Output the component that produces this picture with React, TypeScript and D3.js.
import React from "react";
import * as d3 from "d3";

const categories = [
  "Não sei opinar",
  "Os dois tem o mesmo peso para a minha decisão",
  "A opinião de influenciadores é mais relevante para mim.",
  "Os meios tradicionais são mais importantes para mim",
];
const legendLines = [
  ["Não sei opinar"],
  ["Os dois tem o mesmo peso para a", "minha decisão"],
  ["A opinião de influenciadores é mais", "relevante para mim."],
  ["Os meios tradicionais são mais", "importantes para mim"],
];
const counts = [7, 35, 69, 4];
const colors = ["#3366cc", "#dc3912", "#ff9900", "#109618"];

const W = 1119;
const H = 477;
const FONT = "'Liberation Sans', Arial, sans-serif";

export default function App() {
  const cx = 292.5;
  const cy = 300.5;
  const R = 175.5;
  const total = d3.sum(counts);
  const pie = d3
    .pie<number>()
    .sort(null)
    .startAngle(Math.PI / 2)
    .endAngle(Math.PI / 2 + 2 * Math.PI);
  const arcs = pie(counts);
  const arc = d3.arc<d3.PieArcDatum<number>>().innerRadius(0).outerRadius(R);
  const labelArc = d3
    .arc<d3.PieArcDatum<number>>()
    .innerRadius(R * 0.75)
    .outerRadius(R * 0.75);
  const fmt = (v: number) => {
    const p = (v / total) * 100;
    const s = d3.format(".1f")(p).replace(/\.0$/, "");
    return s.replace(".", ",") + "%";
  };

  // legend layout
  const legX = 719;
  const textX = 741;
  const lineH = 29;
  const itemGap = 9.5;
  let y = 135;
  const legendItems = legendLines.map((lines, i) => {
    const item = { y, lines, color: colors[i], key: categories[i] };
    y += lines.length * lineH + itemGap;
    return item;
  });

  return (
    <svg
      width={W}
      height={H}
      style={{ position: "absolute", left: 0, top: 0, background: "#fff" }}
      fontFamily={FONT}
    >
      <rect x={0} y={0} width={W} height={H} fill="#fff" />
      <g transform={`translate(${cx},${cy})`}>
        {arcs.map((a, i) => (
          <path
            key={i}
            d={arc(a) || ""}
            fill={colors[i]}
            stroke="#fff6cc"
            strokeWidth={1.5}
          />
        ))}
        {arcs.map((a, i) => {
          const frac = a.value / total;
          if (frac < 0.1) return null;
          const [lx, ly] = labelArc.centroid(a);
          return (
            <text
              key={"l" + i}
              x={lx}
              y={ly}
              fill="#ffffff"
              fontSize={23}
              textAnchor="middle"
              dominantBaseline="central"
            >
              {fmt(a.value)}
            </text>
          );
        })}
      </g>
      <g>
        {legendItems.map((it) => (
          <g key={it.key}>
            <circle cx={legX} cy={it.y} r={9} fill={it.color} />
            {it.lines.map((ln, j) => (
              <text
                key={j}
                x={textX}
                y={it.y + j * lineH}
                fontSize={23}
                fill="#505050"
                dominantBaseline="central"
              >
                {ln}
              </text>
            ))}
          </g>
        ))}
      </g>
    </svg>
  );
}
##########
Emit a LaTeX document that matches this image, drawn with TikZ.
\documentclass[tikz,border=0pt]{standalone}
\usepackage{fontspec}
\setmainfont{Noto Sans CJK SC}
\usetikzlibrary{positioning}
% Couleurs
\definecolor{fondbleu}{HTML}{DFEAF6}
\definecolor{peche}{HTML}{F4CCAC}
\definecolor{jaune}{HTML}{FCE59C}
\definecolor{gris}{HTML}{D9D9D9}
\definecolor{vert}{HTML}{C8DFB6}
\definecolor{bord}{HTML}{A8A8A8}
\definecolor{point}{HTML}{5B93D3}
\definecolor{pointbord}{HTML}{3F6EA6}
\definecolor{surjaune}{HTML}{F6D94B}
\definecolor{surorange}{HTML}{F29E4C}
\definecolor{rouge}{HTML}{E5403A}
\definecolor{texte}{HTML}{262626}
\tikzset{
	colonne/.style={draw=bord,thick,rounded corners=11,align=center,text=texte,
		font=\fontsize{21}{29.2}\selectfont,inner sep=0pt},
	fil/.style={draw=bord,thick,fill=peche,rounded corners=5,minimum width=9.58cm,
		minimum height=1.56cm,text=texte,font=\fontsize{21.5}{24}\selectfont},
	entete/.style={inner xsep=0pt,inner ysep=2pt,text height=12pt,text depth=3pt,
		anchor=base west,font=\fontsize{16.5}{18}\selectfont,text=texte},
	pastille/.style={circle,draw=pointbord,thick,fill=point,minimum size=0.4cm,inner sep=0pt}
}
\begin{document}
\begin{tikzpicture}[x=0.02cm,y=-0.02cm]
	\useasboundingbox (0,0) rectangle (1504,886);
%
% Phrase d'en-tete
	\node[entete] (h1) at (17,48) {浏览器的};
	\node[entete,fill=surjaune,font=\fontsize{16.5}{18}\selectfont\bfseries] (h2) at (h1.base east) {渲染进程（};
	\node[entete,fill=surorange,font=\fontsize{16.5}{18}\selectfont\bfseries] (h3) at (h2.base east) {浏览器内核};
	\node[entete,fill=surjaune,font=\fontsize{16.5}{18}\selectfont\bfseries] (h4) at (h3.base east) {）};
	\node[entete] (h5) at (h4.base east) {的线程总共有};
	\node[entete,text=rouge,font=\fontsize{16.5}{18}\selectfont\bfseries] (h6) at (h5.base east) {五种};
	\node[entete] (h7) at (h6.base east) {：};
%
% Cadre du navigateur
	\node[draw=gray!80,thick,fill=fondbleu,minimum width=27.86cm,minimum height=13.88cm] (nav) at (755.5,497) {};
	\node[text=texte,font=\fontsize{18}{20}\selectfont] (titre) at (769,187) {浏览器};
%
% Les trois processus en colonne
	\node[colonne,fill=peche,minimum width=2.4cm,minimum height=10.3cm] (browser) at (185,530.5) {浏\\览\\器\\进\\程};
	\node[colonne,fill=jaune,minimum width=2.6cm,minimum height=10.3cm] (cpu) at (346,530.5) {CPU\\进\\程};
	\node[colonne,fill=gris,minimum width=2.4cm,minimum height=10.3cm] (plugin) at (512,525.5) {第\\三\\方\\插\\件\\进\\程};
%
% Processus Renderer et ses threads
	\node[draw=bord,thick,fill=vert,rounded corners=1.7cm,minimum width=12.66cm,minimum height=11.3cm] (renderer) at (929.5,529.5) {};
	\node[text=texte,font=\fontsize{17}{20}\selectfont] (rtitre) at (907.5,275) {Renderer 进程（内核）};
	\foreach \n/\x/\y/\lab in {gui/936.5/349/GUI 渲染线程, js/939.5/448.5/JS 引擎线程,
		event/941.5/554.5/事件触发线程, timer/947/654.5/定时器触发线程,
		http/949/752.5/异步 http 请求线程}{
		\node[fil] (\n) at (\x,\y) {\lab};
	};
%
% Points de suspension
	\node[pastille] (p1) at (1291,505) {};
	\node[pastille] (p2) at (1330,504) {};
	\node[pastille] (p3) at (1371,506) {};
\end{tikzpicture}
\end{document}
##########
- **Task directions**:
Among the entries above, locate the lines containing "Output the component" and "import * as", and transcribe exactly those two lines and all lines between.

- **Written response**:
Output the component that produces this picture with React, TypeScript and D3.js.
import React from "react";
import * as d3 from "d3";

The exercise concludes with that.